(Your objective): Pictures must not be retyped. Return exactly the lines from the one with "Emit a Python" through the one with "from matplotlib.path import Path", both included, and no others.

(Entries provided):
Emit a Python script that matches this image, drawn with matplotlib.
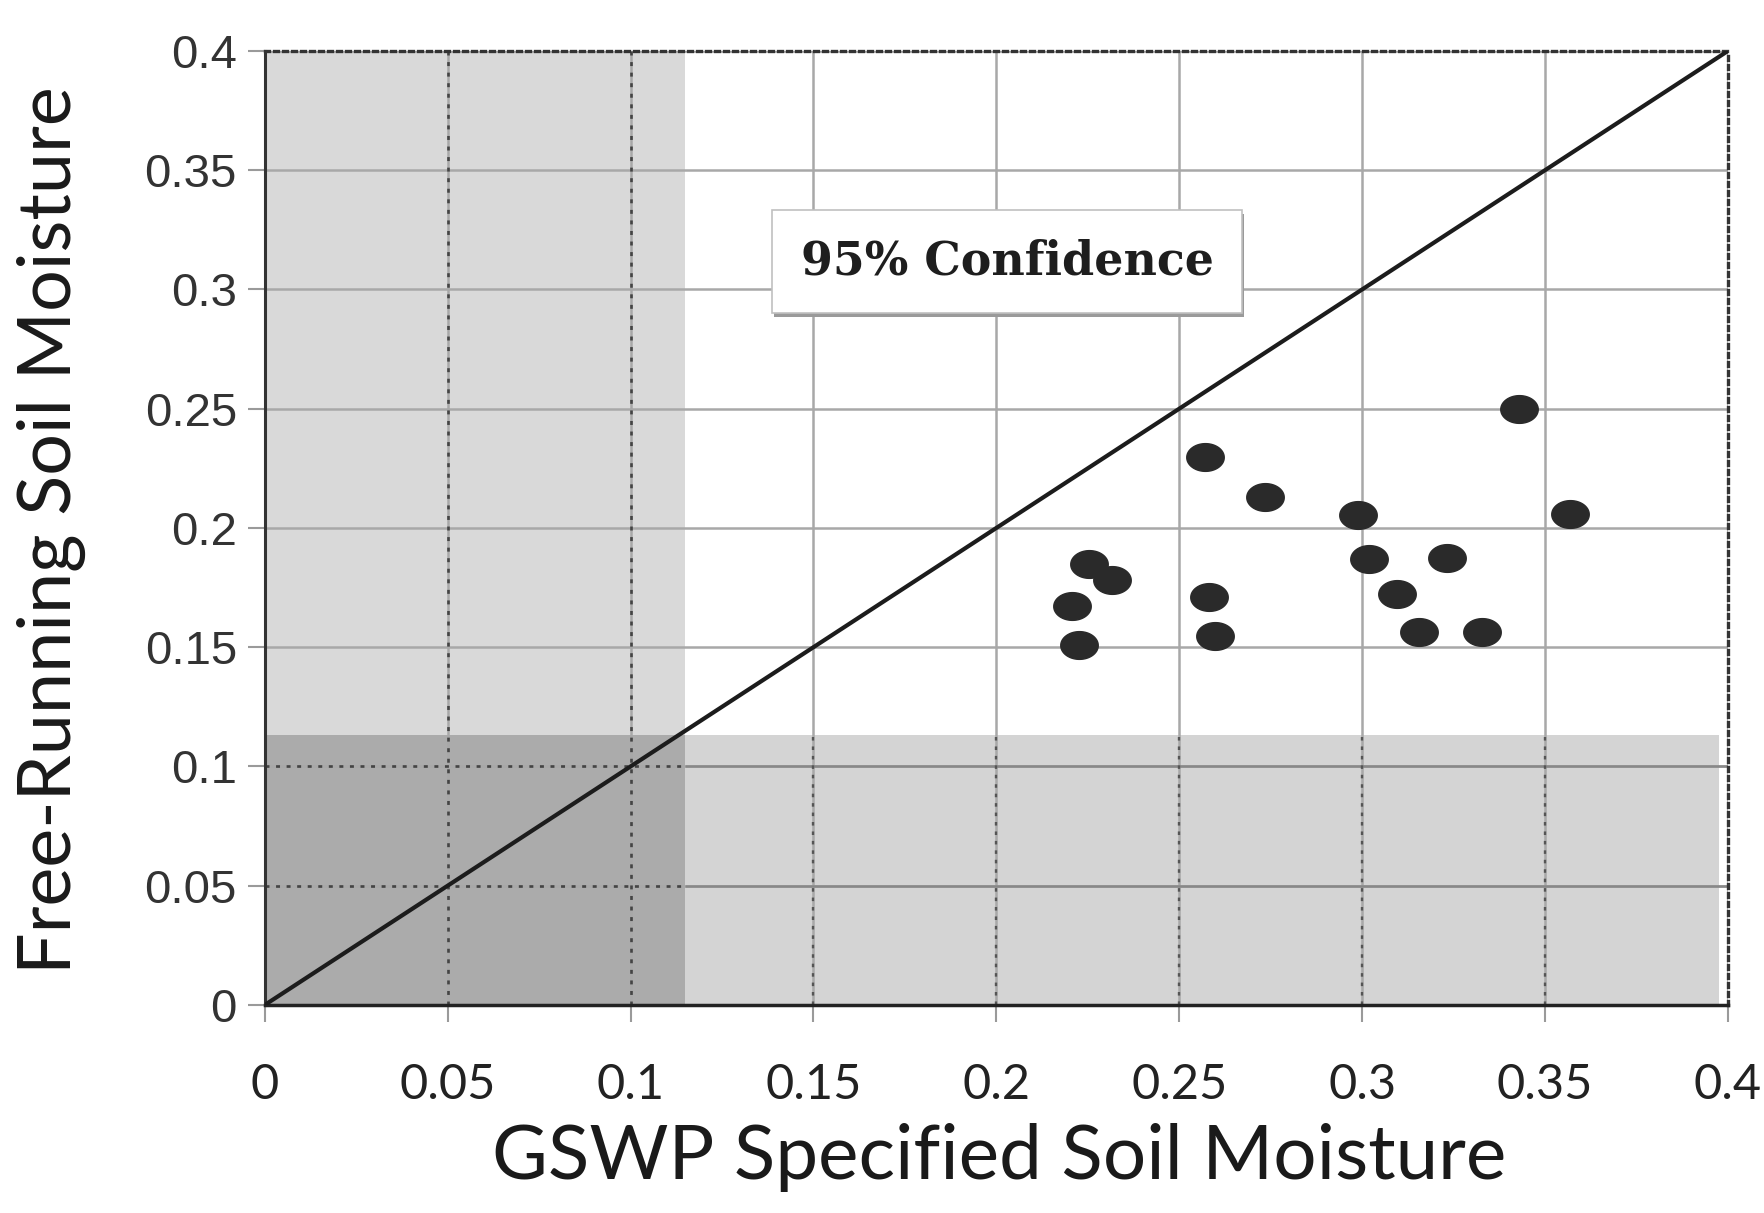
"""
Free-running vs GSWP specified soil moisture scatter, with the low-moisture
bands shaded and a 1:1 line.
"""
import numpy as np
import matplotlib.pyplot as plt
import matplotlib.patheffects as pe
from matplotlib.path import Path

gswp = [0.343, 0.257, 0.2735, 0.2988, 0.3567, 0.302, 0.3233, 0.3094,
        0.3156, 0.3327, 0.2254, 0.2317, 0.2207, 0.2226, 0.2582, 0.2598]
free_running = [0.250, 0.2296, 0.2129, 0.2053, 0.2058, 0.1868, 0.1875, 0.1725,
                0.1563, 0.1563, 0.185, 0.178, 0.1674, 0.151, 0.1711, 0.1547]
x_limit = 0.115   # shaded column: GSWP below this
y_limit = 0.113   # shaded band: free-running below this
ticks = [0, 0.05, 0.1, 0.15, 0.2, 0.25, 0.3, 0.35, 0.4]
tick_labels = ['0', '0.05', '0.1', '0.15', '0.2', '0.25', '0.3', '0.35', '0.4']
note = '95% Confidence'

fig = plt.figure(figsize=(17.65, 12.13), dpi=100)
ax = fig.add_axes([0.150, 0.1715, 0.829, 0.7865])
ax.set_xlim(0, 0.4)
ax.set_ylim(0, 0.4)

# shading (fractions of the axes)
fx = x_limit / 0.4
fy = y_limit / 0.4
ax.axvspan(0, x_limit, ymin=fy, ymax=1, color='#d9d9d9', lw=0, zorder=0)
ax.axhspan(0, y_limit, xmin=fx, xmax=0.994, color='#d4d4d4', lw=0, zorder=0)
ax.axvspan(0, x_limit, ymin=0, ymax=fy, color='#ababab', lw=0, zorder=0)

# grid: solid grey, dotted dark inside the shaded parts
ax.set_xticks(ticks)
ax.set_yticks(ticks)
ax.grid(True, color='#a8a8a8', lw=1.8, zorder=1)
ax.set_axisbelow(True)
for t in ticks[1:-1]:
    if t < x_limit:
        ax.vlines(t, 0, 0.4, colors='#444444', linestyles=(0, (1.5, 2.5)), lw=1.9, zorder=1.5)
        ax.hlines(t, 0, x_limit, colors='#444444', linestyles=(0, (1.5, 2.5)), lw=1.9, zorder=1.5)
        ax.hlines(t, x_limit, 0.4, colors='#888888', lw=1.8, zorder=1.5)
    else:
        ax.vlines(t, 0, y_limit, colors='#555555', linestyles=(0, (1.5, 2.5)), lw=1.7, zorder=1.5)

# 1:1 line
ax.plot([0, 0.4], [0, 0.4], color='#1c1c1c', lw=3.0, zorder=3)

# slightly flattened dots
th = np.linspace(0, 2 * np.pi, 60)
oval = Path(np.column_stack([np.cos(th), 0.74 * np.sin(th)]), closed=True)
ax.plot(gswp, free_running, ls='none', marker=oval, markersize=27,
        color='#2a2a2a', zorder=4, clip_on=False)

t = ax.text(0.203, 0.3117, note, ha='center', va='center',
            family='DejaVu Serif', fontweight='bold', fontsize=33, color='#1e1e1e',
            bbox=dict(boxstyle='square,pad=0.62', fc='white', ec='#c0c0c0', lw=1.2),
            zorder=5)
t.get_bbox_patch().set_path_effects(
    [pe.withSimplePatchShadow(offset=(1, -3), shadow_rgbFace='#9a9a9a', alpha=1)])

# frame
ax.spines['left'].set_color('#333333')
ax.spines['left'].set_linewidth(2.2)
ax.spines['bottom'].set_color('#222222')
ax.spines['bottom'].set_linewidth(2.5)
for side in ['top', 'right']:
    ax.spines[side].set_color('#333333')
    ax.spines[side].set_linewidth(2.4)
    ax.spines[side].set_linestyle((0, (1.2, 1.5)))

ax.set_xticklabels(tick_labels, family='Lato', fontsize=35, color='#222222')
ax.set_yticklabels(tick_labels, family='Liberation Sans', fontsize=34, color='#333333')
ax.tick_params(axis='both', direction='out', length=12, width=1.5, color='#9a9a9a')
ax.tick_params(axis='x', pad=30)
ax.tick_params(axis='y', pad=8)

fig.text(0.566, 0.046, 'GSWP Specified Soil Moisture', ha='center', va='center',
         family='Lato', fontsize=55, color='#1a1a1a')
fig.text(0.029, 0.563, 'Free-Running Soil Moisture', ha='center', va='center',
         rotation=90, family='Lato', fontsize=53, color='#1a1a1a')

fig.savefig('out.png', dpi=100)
--
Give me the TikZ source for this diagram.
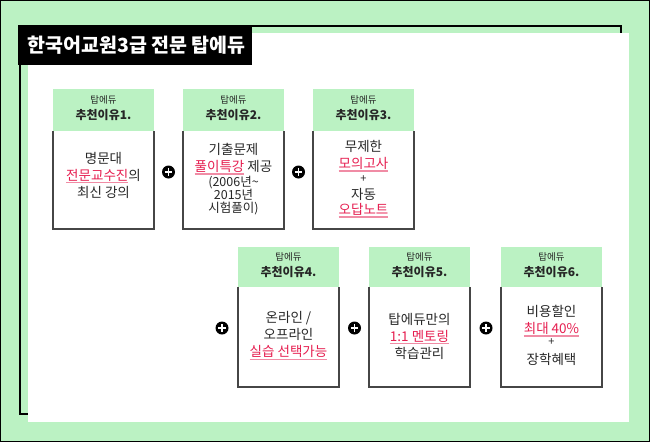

(Answer):
Emit a Python script that matches this image, drawn with matplotlib.
"""
Free-running vs GSWP specified soil moisture scatter, with the low-moisture
bands shaded and a 1:1 line.
"""
import numpy as np
import matplotlib.pyplot as plt
import matplotlib.patheffects as pe
from matplotlib.path import Path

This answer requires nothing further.